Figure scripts
— Begin —
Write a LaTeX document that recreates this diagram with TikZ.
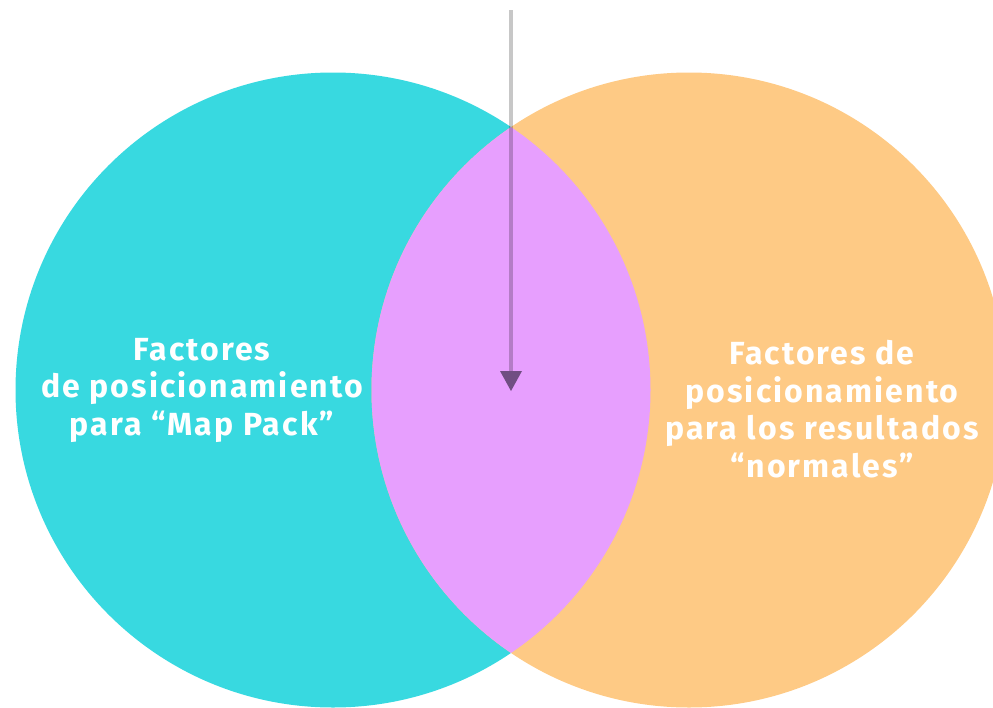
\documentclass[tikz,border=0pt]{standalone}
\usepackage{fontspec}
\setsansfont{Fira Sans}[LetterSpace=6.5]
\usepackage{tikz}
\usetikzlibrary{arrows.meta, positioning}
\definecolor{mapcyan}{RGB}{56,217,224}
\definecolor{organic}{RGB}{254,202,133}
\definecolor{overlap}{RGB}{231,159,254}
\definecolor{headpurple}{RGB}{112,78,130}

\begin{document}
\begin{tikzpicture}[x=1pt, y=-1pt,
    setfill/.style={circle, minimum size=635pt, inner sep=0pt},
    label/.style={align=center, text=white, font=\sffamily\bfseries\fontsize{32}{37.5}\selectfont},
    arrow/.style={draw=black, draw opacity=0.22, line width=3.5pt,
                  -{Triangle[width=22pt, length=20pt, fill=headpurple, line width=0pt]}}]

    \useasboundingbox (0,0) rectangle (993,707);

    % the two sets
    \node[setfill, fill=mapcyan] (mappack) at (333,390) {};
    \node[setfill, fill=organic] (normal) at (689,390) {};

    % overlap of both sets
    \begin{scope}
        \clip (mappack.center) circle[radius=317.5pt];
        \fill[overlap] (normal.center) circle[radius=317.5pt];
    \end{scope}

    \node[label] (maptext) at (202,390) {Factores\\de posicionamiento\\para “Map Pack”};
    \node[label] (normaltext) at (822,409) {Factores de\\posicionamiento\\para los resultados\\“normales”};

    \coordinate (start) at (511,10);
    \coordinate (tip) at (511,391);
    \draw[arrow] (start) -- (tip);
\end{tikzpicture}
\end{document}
— End —
— Begin —
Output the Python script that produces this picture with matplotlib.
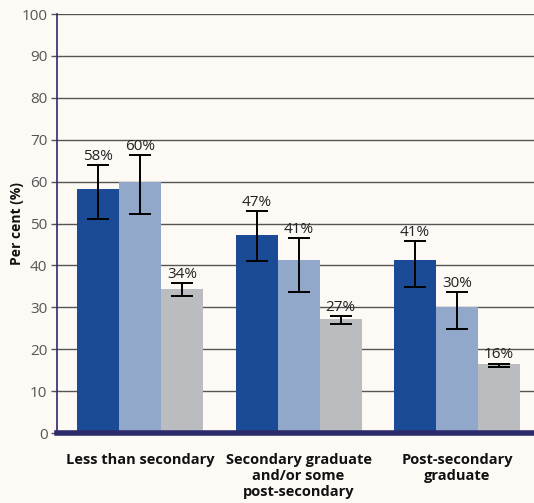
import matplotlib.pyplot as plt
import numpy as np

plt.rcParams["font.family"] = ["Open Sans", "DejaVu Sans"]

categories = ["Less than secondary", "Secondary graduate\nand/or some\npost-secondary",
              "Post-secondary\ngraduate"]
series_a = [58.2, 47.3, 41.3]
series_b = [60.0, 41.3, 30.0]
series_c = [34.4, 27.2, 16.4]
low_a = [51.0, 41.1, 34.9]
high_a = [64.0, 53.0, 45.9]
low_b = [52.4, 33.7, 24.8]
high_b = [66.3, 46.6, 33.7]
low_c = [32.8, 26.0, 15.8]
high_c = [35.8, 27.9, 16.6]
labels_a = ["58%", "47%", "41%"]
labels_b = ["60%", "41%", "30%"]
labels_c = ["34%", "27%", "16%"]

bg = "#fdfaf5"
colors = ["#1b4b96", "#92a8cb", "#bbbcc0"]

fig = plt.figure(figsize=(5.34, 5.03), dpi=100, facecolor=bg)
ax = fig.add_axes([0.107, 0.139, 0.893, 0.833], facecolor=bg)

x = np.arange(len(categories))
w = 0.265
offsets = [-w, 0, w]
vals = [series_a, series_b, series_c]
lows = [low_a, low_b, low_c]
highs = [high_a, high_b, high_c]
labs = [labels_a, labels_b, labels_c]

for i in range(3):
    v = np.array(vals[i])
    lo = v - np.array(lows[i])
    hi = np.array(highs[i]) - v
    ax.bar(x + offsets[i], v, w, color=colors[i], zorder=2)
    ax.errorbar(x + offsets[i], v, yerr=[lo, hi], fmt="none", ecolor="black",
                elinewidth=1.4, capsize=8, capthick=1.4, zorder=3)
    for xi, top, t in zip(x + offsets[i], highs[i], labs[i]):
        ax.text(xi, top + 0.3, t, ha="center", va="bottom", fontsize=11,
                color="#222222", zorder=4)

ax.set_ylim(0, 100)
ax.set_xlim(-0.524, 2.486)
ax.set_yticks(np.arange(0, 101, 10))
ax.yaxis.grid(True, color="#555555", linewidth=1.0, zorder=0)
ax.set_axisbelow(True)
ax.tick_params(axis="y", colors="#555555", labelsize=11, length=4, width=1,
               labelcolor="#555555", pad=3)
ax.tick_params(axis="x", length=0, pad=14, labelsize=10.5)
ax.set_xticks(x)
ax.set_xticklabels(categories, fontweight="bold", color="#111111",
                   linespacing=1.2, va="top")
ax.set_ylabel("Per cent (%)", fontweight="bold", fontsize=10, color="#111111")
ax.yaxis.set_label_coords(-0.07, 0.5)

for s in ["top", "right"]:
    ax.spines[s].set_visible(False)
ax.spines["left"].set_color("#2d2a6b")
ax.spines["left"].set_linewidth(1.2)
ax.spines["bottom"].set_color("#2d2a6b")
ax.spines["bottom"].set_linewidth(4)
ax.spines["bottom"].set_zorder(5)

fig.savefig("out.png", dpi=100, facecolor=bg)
— End —
(Task goal) Say how many lines in the records hold "this", with the number as the whole reply.

(Worked solution) 2